Exercise instructions: Leave out every picture, and retype exactly the lines from the line with "Rebuild this chart" through the line with "horizon = list(range(100))", both ends included.

Information shown:

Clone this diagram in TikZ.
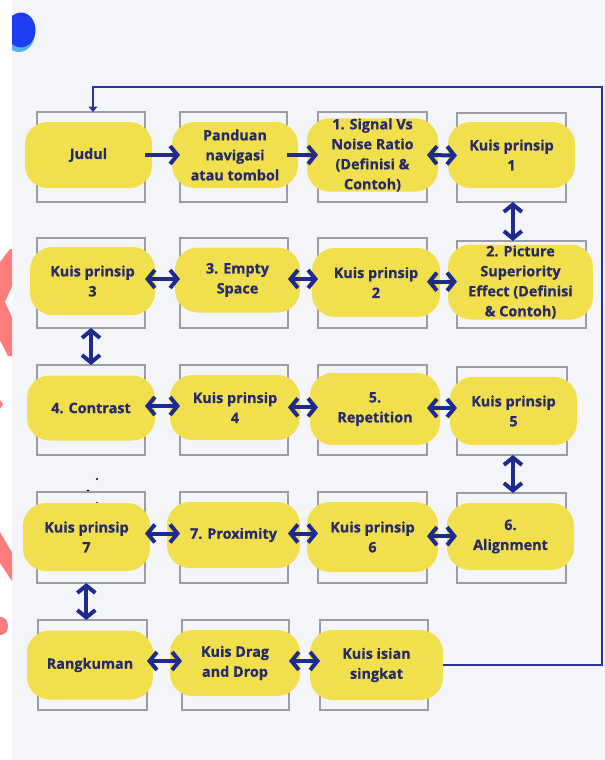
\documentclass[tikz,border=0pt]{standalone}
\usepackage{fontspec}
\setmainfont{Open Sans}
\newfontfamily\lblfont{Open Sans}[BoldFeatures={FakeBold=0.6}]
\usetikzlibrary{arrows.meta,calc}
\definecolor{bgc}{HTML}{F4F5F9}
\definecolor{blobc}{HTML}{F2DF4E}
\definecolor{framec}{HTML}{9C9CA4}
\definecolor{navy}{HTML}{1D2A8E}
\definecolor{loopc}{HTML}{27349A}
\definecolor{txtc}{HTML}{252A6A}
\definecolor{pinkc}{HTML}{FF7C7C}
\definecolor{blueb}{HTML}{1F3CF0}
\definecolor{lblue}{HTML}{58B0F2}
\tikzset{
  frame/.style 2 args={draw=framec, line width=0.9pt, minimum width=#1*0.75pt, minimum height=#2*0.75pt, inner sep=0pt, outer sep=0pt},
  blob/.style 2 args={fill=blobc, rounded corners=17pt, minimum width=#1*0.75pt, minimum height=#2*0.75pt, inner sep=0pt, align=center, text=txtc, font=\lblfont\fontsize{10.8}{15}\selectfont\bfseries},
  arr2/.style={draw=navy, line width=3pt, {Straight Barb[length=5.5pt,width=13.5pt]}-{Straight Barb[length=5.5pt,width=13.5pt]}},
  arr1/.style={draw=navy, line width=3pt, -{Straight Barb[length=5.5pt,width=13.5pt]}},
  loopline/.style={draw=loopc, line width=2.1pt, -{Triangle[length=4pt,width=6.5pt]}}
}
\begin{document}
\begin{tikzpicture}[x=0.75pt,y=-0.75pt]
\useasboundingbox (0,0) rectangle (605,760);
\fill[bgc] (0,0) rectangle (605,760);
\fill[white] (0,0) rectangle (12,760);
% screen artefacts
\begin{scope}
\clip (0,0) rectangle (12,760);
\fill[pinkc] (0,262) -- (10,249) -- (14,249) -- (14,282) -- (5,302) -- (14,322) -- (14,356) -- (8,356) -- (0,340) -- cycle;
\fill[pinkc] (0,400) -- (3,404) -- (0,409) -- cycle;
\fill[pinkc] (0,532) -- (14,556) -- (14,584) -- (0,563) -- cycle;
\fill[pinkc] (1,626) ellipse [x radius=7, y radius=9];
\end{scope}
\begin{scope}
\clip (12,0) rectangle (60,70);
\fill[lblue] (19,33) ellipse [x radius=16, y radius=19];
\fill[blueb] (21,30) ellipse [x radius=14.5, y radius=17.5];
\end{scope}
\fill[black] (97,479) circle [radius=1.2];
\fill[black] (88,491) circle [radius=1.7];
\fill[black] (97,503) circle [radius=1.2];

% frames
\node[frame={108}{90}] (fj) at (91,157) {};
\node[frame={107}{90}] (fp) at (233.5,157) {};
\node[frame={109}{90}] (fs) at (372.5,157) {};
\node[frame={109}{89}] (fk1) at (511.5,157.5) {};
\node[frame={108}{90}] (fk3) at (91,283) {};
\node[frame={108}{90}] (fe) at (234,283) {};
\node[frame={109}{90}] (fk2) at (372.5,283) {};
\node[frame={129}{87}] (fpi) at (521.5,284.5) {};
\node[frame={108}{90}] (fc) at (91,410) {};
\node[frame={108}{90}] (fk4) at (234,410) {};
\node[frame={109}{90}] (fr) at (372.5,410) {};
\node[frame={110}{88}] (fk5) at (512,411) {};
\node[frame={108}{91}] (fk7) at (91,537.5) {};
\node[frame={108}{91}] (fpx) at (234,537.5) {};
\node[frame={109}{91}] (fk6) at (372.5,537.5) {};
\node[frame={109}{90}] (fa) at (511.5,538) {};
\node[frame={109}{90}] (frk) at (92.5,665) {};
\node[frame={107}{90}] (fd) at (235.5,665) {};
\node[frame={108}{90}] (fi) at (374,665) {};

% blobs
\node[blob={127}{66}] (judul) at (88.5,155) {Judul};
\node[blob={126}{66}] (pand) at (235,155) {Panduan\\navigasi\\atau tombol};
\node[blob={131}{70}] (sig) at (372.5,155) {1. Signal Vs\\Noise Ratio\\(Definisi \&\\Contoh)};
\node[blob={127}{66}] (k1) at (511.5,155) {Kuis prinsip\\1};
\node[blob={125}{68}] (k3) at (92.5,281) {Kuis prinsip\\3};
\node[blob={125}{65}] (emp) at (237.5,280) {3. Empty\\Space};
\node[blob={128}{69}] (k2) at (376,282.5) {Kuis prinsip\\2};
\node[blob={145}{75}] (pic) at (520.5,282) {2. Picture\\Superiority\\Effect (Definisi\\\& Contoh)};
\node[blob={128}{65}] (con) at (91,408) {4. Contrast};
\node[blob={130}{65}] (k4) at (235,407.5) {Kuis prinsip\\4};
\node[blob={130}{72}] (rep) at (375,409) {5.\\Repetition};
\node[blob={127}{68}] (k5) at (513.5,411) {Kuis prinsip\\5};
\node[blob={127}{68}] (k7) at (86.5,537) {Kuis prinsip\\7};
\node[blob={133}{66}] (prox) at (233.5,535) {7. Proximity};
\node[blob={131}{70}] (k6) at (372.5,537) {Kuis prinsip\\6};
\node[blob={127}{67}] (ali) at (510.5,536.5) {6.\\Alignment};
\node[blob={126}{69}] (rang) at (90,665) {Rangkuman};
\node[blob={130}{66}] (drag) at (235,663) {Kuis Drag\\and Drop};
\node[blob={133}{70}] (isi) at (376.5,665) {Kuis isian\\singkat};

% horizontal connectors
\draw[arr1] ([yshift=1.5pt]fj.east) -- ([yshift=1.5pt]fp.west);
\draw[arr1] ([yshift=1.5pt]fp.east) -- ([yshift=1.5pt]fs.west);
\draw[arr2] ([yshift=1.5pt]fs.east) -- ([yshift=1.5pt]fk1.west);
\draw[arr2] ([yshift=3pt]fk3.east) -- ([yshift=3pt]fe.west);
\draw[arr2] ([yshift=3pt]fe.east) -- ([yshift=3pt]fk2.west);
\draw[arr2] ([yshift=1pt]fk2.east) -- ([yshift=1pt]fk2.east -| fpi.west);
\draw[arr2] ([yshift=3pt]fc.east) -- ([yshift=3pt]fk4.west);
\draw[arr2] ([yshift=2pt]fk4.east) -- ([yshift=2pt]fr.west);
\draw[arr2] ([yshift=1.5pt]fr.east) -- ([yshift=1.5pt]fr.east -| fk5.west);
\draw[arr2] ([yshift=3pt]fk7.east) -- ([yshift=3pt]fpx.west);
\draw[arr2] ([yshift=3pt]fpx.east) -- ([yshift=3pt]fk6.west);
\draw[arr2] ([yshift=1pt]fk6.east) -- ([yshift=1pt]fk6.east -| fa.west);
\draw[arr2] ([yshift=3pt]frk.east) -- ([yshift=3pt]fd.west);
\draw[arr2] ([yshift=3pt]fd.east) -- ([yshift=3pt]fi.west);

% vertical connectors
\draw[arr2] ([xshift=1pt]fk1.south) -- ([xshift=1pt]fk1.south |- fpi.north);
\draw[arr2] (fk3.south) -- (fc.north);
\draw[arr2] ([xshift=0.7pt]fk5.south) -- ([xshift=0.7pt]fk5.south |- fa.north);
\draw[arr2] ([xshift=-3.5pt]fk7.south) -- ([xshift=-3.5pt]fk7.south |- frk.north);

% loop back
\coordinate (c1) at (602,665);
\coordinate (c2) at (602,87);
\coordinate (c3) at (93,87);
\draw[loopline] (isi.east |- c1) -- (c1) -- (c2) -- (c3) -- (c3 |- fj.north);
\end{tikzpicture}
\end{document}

...

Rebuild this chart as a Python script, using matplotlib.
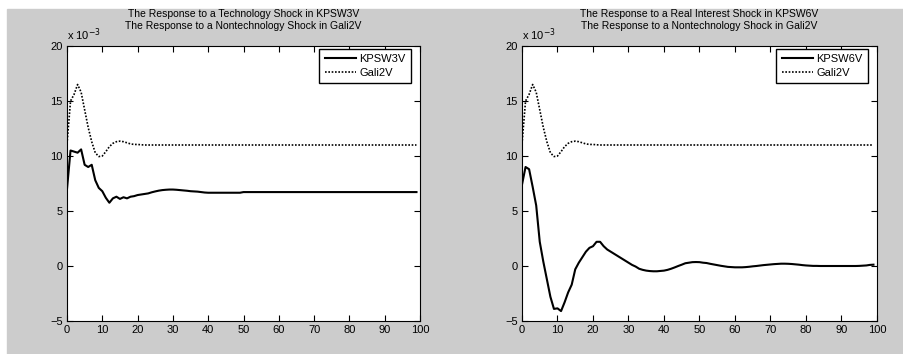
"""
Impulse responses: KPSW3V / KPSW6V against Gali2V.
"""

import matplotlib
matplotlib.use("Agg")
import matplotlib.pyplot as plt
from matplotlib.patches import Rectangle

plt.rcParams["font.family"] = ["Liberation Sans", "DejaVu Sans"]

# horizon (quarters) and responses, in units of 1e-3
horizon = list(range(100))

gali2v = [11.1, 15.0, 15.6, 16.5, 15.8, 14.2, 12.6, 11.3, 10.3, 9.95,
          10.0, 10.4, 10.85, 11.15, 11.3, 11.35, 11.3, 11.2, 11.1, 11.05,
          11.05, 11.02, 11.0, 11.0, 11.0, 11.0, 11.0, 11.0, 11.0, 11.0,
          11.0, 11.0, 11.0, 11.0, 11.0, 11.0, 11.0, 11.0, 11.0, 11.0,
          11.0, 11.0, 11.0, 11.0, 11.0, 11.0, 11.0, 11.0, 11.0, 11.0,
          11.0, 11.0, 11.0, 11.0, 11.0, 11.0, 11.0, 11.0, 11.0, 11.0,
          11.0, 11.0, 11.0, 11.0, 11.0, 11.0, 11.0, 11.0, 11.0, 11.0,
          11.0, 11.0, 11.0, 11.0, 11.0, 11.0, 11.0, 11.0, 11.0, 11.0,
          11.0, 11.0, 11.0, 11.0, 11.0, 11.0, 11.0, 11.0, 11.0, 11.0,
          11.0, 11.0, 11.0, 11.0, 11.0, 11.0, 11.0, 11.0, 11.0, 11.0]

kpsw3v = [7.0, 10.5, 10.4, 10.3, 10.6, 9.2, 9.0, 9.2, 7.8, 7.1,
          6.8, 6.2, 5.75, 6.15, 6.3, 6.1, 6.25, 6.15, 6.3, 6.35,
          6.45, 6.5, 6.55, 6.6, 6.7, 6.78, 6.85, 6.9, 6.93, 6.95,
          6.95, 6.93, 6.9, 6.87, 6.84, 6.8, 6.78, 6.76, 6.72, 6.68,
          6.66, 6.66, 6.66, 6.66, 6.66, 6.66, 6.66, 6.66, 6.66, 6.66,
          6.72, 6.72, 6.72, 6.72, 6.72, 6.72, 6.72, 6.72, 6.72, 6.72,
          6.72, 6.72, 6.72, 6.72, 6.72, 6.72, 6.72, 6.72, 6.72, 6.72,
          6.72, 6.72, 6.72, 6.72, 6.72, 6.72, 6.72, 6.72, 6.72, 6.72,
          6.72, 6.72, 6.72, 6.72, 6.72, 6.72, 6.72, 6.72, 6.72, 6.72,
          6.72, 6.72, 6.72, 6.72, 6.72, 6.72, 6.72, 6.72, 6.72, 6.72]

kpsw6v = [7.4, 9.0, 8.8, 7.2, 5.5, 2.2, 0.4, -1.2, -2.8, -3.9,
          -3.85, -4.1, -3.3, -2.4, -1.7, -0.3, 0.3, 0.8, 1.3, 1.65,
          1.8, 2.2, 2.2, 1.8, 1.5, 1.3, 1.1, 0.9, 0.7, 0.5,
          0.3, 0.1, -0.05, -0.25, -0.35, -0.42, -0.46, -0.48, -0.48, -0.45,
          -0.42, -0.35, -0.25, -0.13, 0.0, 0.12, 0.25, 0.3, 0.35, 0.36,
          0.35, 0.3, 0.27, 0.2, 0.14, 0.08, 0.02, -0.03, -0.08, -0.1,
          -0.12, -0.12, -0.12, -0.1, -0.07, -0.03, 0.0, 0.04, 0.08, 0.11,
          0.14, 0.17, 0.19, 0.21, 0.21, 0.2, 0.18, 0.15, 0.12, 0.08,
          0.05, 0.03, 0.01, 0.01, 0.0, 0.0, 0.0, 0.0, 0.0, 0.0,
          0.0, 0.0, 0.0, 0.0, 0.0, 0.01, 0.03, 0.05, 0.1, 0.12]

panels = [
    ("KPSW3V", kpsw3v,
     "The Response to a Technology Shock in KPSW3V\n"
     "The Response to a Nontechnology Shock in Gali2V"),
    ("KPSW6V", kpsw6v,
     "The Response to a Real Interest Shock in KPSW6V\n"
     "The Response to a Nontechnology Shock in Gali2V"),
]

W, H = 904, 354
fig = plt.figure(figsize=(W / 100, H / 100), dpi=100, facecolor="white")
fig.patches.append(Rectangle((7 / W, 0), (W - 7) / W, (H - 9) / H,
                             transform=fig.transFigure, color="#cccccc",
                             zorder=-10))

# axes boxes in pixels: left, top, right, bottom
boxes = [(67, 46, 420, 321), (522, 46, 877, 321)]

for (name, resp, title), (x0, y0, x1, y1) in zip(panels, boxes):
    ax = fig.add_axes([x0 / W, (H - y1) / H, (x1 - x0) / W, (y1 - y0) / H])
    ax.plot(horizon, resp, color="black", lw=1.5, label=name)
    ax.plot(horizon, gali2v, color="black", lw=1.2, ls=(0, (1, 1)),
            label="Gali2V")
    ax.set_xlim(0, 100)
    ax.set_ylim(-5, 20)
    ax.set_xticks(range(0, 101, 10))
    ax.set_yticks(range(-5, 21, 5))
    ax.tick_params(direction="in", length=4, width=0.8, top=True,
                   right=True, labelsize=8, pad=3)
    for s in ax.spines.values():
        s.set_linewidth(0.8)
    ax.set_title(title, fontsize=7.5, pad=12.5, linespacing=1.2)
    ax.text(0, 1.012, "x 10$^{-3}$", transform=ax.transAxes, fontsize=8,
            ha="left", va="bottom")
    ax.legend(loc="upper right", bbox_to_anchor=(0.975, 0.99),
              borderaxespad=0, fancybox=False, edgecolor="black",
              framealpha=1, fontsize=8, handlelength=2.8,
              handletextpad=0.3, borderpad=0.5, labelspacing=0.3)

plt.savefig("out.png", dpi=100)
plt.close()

...

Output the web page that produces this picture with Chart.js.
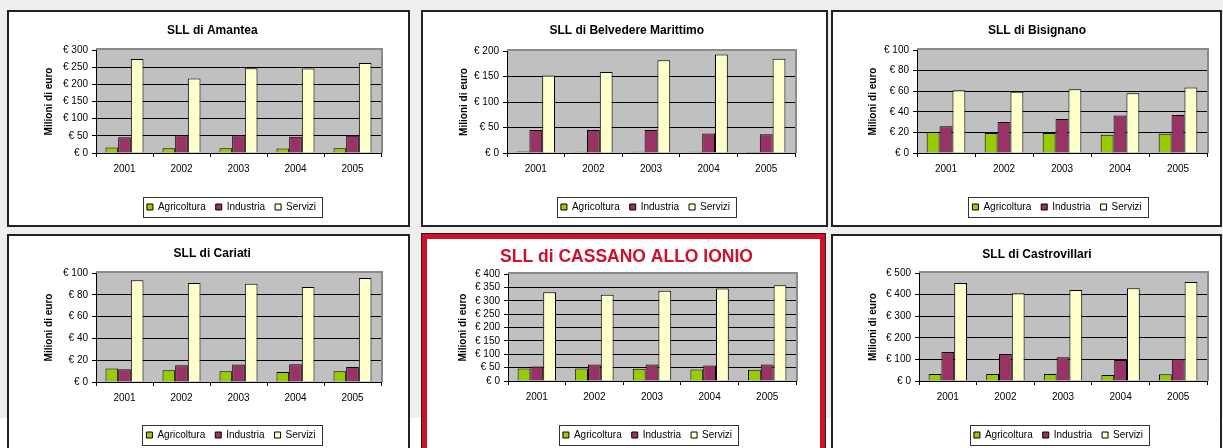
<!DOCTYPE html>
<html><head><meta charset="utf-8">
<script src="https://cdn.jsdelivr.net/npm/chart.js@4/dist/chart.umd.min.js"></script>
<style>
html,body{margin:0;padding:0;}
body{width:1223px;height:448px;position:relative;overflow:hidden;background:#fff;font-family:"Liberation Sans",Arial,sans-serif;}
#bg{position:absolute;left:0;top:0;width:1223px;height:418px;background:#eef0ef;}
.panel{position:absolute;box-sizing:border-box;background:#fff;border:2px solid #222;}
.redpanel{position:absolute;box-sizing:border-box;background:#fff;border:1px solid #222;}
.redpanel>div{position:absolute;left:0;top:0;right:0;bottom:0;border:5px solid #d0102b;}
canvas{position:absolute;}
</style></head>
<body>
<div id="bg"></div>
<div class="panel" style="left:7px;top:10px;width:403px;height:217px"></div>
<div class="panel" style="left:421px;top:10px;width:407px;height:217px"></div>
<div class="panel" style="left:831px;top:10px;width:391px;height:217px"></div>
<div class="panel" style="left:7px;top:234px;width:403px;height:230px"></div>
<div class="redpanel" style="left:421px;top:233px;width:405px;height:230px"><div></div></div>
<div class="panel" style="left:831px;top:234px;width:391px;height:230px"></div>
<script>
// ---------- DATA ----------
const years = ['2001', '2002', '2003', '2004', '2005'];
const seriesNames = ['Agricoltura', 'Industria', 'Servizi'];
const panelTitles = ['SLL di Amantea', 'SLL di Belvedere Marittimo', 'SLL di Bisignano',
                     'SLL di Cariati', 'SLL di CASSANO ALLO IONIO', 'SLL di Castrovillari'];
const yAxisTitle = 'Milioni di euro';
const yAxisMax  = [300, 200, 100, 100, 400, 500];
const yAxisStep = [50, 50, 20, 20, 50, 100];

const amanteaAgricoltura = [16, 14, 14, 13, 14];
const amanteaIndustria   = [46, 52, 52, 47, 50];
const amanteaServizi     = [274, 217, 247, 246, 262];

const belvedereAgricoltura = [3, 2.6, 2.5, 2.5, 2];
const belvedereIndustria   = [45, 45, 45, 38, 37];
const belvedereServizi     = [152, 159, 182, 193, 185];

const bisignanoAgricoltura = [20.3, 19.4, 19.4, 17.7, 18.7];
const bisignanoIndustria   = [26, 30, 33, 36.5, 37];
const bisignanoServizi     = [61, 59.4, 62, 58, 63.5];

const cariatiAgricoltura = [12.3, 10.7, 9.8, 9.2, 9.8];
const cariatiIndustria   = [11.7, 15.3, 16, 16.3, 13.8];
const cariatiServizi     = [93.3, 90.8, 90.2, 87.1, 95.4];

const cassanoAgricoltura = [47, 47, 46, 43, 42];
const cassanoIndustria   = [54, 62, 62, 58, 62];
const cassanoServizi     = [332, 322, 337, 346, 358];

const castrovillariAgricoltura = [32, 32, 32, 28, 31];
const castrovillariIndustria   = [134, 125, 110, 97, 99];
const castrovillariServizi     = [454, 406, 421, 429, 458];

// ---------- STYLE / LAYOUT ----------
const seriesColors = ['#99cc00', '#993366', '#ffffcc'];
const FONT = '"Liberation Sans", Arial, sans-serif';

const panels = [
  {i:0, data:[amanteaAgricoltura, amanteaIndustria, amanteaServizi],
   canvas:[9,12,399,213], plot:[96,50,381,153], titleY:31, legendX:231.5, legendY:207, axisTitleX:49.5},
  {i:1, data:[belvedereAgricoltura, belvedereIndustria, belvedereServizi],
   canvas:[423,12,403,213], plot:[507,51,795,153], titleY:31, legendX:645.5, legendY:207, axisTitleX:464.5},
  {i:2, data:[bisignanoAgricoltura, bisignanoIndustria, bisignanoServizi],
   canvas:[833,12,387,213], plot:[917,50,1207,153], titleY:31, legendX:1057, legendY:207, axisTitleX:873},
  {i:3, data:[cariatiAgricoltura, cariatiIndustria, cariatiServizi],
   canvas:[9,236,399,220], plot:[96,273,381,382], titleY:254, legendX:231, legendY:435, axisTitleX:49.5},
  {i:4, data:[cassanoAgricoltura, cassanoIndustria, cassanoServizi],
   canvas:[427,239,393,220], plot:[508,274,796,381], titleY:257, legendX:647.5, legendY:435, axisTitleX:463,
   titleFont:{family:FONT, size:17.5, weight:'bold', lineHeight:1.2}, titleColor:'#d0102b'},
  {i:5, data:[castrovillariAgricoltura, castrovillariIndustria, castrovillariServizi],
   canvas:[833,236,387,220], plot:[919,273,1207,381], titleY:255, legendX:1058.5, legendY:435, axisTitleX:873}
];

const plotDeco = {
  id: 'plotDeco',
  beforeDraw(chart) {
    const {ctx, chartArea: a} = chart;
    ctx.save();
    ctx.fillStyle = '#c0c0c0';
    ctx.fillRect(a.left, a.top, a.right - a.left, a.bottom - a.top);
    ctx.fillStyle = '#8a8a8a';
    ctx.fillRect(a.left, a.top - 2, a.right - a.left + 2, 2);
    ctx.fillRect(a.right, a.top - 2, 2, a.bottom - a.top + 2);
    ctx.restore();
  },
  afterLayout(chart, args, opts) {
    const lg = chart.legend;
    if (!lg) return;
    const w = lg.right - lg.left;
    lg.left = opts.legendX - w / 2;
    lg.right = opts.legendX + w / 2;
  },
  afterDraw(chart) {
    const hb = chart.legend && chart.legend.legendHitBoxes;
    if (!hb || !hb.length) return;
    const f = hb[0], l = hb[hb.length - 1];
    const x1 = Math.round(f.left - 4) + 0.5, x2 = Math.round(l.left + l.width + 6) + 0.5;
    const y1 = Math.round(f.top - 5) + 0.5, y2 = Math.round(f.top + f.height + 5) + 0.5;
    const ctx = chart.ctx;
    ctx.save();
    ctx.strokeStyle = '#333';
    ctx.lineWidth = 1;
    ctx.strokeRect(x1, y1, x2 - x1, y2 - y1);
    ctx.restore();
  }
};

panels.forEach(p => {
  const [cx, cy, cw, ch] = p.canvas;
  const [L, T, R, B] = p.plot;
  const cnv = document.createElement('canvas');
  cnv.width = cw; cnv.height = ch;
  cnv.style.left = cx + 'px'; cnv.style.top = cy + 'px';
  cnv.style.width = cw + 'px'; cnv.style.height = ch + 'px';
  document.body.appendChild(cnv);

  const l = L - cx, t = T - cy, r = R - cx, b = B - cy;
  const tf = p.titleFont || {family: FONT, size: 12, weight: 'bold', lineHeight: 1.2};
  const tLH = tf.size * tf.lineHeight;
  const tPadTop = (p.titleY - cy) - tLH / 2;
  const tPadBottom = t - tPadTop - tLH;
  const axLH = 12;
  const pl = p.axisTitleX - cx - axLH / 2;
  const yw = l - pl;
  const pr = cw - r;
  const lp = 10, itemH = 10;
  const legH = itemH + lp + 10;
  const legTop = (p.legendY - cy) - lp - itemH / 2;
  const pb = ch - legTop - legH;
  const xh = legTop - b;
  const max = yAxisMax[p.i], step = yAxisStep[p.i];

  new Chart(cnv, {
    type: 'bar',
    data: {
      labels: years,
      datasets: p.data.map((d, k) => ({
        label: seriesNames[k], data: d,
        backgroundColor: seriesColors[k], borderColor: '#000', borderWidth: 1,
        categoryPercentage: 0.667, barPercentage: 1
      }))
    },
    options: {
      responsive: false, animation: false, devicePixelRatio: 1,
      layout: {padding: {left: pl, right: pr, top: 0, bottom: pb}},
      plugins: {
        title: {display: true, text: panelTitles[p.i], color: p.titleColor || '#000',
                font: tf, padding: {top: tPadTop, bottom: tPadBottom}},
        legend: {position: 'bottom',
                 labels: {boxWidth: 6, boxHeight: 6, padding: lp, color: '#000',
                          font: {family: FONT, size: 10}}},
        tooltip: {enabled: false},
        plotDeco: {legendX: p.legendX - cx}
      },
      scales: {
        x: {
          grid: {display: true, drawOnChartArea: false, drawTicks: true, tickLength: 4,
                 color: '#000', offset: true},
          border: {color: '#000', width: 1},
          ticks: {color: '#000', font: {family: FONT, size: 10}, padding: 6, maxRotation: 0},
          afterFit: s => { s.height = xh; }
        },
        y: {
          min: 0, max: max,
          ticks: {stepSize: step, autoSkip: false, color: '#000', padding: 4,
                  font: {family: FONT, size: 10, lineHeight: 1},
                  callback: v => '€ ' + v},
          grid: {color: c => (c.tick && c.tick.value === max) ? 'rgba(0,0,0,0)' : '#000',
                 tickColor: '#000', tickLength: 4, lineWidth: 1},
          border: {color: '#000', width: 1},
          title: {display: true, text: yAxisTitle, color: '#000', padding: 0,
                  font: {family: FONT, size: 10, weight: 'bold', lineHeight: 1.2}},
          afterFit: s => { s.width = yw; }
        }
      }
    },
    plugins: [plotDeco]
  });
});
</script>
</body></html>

Result:
Rebuild this chart as a Python script, using matplotlib.
"""
Impulse responses: KPSW3V / KPSW6V against Gali2V.
"""

import matplotlib
matplotlib.use("Agg")
import matplotlib.pyplot as plt
from matplotlib.patches import Rectangle

plt.rcParams["font.family"] = ["Liberation Sans", "DejaVu Sans"]

# horizon (quarters) and responses, in units of 1e-3
horizon = list(range(100))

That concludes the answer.